#### Stored data
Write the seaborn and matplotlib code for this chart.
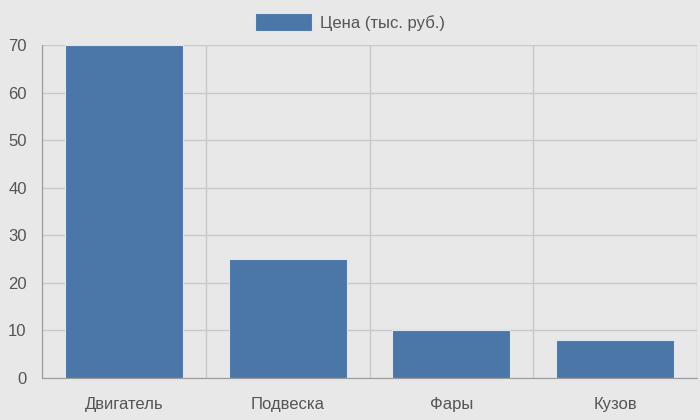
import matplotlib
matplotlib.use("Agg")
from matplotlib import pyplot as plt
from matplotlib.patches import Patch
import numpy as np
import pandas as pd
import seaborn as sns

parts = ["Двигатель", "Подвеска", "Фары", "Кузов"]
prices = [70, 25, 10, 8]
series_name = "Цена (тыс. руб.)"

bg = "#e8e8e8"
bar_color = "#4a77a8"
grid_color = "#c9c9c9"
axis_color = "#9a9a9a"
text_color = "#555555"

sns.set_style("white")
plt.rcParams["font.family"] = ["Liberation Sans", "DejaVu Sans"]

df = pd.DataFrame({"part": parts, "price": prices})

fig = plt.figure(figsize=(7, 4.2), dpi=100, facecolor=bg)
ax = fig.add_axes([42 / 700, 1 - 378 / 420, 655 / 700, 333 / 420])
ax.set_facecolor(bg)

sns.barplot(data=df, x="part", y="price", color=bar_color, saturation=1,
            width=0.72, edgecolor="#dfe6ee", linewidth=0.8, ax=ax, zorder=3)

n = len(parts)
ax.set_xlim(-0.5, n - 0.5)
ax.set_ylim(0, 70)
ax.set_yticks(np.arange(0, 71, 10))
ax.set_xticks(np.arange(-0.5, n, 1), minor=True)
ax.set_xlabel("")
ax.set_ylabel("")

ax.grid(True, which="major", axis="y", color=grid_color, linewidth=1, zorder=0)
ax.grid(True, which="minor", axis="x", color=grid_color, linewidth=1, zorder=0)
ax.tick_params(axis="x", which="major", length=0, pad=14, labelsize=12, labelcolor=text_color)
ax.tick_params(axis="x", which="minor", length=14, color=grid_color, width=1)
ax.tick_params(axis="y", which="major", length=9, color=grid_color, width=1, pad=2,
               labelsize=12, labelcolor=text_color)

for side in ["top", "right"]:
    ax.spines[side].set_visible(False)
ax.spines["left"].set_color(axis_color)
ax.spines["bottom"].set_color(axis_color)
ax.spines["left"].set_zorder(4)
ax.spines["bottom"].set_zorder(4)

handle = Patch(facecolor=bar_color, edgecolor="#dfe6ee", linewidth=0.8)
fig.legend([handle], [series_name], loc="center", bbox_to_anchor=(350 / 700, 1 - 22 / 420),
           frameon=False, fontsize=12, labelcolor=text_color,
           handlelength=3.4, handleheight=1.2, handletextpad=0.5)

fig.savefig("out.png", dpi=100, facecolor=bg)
########
Images should not appear in the copy; retype the listing above exactly.

Write the seaborn and matplotlib code for this chart.
import matplotlib
matplotlib.use("Agg")
from matplotlib import pyplot as plt
from matplotlib.patches import Patch
import numpy as np
import pandas as pd
import seaborn as sns

parts = ["Двигатель", "Подвеска", "Фары", "Кузов"]
prices = [70, 25, 10, 8]
series_name = "Цена (тыс. руб.)"

bg = "#e8e8e8"
bar_color = "#4a77a8"
grid_color = "#c9c9c9"
axis_color = "#9a9a9a"
text_color = "#555555"

sns.set_style("white")
plt.rcParams["font.family"] = ["Liberation Sans", "DejaVu Sans"]

df = pd.DataFrame({"part": parts, "price": prices})

fig = plt.figure(figsize=(7, 4.2), dpi=100, facecolor=bg)
ax = fig.add_axes([42 / 700, 1 - 378 / 420, 655 / 700, 333 / 420])
ax.set_facecolor(bg)

sns.barplot(data=df, x="part", y="price", color=bar_color, saturation=1,
            width=0.72, edgecolor="#dfe6ee", linewidth=0.8, ax=ax, zorder=3)

n = len(parts)
ax.set_xlim(-0.5, n - 0.5)
ax.set_ylim(0, 70)
ax.set_yticks(np.arange(0, 71, 10))
ax.set_xticks(np.arange(-0.5, n, 1), minor=True)
ax.set_xlabel("")
ax.set_ylabel("")

ax.grid(True, which="major", axis="y", color=grid_color, linewidth=1, zorder=0)
ax.grid(True, which="minor", axis="x", color=grid_color, linewidth=1, zorder=0)
ax.tick_params(axis="x", which="major", length=0, pad=14, labelsize=12, labelcolor=text_color)
ax.tick_params(axis="x", which="minor", length=14, color=grid_color, width=1)
ax.tick_params(axis="y", which="major", length=9, color=grid_color, width=1, pad=2,
               labelsize=12, labelcolor=text_color)

for side in ["top", "right"]:
    ax.spines[side].set_visible(False)
ax.spines["left"].set_color(axis_color)
ax.spines["bottom"].set_color(axis_color)
ax.spines["left"].set_zorder(4)
ax.spines["bottom"].set_zorder(4)

handle = Patch(facecolor=bar_color, edgecolor="#dfe6ee", linewidth=0.8)
fig.legend([handle], [series_name], loc="center", bbox_to_anchor=(350 / 700, 1 - 22 / 420),
           frameon=False, fontsize=12, labelcolor=text_color,
           handlelength=3.4, handleheight=1.2, handletextpad=0.5)

fig.savefig("out.png", dpi=100, facecolor=bg)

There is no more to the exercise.